_Problem to solve_: Scan the data. Collect each line that contains the word "with".

_Entries provided_:
┌──
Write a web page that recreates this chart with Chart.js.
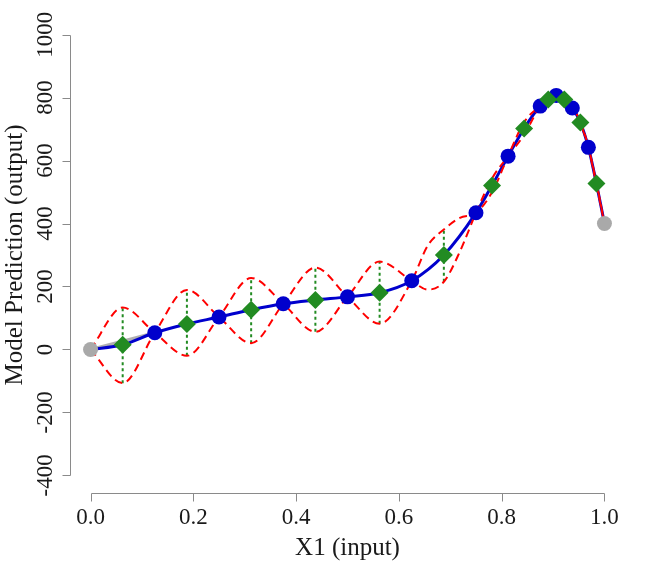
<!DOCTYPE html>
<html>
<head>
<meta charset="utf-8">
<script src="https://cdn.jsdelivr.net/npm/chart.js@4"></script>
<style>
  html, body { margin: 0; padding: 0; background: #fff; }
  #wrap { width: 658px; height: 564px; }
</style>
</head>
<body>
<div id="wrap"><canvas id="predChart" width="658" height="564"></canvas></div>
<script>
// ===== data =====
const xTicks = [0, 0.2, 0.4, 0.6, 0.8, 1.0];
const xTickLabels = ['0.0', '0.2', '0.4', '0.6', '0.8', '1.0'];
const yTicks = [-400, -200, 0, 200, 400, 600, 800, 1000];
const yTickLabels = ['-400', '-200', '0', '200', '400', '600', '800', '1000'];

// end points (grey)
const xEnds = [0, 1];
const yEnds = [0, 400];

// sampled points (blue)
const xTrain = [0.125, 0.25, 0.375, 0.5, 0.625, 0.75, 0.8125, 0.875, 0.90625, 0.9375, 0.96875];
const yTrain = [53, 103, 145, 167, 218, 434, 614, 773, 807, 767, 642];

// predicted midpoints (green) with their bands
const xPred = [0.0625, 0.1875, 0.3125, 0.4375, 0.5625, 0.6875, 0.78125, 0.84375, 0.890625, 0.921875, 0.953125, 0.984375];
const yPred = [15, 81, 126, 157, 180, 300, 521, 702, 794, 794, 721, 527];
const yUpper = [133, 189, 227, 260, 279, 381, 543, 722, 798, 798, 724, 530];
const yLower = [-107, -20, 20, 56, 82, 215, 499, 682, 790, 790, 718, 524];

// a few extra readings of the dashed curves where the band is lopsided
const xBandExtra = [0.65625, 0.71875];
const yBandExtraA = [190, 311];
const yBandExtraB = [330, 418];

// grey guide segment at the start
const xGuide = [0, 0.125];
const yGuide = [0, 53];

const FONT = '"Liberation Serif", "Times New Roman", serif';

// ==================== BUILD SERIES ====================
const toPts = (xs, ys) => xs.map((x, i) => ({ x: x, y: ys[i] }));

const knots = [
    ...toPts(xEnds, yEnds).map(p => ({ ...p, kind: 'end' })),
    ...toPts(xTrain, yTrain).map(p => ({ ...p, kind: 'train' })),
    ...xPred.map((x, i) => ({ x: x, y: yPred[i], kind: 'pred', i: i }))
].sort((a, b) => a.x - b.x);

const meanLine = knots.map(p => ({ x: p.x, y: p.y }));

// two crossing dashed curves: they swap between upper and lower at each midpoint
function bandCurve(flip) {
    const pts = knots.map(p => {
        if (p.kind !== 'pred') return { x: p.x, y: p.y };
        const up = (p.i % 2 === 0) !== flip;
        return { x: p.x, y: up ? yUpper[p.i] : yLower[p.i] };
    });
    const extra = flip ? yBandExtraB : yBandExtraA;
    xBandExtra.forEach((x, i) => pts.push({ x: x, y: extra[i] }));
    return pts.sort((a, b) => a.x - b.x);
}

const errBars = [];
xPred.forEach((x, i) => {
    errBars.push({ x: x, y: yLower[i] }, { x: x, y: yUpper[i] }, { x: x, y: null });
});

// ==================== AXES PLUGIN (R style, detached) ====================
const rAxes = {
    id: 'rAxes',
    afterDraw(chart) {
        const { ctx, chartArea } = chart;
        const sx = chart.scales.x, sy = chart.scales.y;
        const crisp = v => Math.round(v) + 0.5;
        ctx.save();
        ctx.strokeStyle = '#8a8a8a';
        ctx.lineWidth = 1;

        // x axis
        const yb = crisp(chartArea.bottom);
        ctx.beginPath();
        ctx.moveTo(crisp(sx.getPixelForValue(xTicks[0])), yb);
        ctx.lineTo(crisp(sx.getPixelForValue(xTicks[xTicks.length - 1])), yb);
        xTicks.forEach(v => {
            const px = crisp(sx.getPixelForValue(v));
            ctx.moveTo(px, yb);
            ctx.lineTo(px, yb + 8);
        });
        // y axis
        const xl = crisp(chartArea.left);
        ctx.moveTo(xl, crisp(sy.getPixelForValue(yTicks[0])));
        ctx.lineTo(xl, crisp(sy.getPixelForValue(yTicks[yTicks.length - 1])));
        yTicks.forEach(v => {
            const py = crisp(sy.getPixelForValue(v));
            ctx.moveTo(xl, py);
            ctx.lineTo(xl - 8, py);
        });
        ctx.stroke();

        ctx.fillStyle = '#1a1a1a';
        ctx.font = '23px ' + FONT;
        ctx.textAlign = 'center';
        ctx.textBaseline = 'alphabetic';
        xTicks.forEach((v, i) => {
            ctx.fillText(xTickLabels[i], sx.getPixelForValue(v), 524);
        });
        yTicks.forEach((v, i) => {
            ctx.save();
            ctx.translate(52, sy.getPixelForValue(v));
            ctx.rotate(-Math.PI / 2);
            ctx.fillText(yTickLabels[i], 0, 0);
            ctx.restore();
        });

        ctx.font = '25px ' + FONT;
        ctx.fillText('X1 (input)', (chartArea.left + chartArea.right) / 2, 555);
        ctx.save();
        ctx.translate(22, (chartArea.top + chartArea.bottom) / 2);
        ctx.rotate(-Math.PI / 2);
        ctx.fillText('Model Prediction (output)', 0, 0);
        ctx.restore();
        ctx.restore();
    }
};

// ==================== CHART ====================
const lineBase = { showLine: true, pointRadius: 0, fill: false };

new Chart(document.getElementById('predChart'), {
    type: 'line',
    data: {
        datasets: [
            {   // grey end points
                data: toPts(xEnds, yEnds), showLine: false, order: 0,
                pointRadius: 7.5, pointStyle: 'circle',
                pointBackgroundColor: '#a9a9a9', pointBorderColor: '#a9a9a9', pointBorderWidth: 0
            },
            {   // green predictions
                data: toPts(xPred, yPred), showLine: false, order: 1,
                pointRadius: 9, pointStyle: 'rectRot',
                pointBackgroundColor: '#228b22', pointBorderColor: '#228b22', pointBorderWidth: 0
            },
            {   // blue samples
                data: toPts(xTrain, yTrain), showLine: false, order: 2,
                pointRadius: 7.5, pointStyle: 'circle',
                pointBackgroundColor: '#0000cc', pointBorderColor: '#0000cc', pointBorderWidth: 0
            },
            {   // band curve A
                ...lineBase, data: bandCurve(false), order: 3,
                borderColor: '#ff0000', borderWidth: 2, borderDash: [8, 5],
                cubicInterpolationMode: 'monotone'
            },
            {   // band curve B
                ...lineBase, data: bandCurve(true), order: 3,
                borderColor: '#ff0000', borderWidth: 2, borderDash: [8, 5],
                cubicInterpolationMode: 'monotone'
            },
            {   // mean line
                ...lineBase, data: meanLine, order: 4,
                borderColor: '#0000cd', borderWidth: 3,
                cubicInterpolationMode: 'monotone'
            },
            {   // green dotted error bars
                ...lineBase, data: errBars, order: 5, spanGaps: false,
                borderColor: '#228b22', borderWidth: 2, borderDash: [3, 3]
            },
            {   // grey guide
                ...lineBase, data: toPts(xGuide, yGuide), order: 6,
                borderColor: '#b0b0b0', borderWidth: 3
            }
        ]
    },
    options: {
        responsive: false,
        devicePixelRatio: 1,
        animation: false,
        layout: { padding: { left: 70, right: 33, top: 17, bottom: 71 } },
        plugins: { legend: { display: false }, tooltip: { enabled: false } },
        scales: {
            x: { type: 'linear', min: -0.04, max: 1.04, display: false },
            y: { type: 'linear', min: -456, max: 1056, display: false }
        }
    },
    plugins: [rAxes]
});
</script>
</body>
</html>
└──
┌──
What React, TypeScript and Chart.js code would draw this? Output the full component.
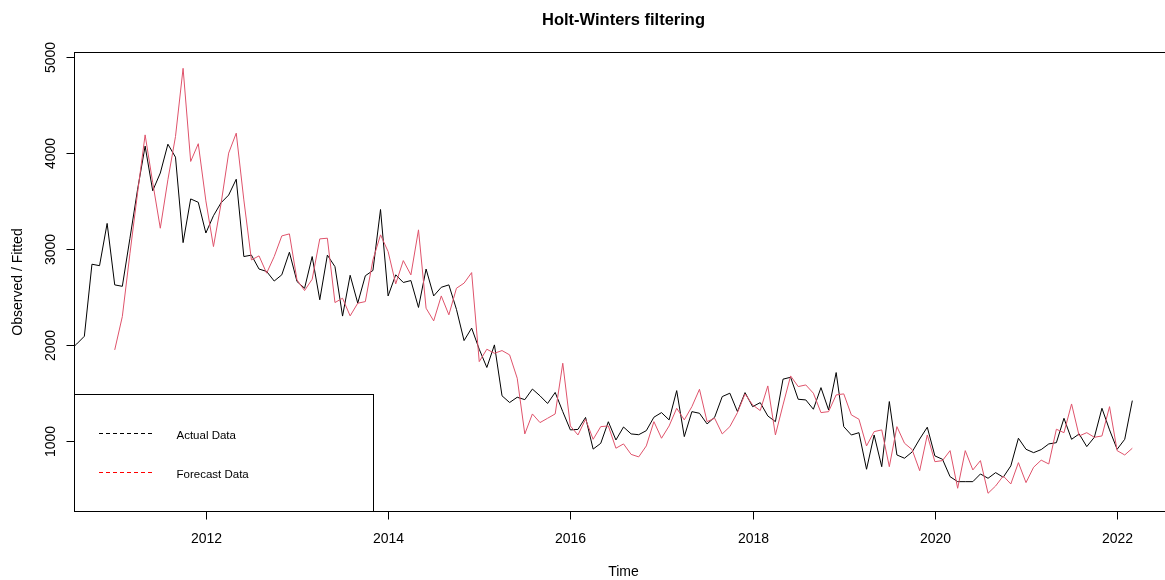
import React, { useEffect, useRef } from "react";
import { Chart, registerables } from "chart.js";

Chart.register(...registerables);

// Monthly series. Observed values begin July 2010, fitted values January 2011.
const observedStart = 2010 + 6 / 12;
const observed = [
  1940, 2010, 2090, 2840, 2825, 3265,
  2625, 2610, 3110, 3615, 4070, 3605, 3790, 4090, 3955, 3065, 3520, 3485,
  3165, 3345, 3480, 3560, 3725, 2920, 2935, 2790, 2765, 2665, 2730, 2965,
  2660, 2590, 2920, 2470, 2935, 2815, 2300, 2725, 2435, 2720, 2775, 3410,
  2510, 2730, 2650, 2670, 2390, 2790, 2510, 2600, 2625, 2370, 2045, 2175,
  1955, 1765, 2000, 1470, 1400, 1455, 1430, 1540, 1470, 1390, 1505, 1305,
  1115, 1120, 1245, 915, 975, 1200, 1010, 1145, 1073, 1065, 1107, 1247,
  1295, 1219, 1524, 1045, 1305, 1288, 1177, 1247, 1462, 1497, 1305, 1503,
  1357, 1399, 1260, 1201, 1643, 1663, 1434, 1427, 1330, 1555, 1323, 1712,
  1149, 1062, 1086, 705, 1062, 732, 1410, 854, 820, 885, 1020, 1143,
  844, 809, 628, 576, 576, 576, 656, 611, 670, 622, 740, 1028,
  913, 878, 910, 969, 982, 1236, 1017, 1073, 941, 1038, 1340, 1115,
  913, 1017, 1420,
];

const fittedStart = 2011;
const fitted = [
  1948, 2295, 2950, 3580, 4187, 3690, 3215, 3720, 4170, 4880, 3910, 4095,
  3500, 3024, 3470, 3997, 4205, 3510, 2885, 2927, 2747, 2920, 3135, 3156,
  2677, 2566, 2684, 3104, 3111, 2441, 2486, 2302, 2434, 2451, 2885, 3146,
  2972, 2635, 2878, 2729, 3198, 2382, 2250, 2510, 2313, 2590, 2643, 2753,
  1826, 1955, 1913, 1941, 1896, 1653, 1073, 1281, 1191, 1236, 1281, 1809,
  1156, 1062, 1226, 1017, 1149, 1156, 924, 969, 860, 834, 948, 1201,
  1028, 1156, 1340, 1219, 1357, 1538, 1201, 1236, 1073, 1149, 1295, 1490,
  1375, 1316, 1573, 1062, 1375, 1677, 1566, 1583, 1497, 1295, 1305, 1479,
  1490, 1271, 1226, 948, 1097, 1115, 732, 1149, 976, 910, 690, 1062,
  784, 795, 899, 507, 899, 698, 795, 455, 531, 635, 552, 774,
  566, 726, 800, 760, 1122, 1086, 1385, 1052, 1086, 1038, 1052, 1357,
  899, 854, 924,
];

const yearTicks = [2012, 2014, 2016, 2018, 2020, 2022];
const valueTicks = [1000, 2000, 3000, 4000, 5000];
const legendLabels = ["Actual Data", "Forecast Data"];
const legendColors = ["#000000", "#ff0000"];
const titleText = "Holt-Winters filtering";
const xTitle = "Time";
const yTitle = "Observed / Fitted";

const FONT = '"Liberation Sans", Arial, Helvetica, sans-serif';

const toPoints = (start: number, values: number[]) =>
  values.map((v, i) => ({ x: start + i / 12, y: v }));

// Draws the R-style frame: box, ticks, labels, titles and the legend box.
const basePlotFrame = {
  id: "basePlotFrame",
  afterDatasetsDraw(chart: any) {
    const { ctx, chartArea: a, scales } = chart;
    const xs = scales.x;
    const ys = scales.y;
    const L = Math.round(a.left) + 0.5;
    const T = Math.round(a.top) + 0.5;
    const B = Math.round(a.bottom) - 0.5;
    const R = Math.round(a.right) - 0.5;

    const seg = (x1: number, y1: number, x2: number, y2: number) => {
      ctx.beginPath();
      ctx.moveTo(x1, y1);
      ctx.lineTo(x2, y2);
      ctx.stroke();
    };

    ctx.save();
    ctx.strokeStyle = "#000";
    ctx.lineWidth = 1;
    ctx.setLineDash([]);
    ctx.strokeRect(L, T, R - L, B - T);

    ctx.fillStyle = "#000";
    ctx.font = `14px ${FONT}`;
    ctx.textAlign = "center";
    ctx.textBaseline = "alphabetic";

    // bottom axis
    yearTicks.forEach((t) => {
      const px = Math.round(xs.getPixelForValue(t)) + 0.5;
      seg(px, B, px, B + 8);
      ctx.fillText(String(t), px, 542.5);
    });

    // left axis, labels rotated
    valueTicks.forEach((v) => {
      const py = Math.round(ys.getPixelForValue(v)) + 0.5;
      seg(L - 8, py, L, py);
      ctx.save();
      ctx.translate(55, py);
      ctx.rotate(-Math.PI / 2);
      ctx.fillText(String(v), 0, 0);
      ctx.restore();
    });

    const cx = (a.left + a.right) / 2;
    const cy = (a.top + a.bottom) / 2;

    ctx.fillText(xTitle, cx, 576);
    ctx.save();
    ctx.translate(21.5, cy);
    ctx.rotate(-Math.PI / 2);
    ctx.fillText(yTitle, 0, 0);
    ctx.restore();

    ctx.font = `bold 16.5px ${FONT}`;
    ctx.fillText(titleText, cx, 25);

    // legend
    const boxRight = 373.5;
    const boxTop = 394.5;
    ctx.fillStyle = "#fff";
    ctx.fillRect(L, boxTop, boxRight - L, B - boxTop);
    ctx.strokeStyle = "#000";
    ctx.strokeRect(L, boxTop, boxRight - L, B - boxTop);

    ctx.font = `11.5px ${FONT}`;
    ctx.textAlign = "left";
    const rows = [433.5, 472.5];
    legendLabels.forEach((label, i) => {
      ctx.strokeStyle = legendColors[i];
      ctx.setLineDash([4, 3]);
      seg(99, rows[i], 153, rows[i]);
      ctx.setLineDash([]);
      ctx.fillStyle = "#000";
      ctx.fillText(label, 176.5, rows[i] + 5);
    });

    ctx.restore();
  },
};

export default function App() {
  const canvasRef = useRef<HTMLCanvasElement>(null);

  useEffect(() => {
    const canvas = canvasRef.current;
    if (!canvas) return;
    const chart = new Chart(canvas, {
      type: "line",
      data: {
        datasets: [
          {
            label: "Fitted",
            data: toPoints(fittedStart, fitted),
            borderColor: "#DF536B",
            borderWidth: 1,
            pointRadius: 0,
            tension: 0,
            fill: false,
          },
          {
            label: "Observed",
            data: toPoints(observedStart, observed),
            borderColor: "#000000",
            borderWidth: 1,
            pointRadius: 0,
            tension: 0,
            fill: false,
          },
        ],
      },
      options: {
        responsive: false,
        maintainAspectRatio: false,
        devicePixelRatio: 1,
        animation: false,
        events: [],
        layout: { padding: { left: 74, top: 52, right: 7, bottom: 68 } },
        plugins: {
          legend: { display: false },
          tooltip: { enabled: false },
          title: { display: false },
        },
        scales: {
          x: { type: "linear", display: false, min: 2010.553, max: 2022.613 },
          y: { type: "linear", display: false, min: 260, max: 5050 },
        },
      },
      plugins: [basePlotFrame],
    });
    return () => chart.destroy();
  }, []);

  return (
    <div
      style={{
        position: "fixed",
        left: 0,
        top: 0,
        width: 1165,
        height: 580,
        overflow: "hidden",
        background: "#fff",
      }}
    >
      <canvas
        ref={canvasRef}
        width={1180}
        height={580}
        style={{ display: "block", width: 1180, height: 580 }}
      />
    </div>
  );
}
└──
_Solution to the exercise_:
Write a web page that recreates this chart with Chart.js.
// predicted midpoints (green) with their bands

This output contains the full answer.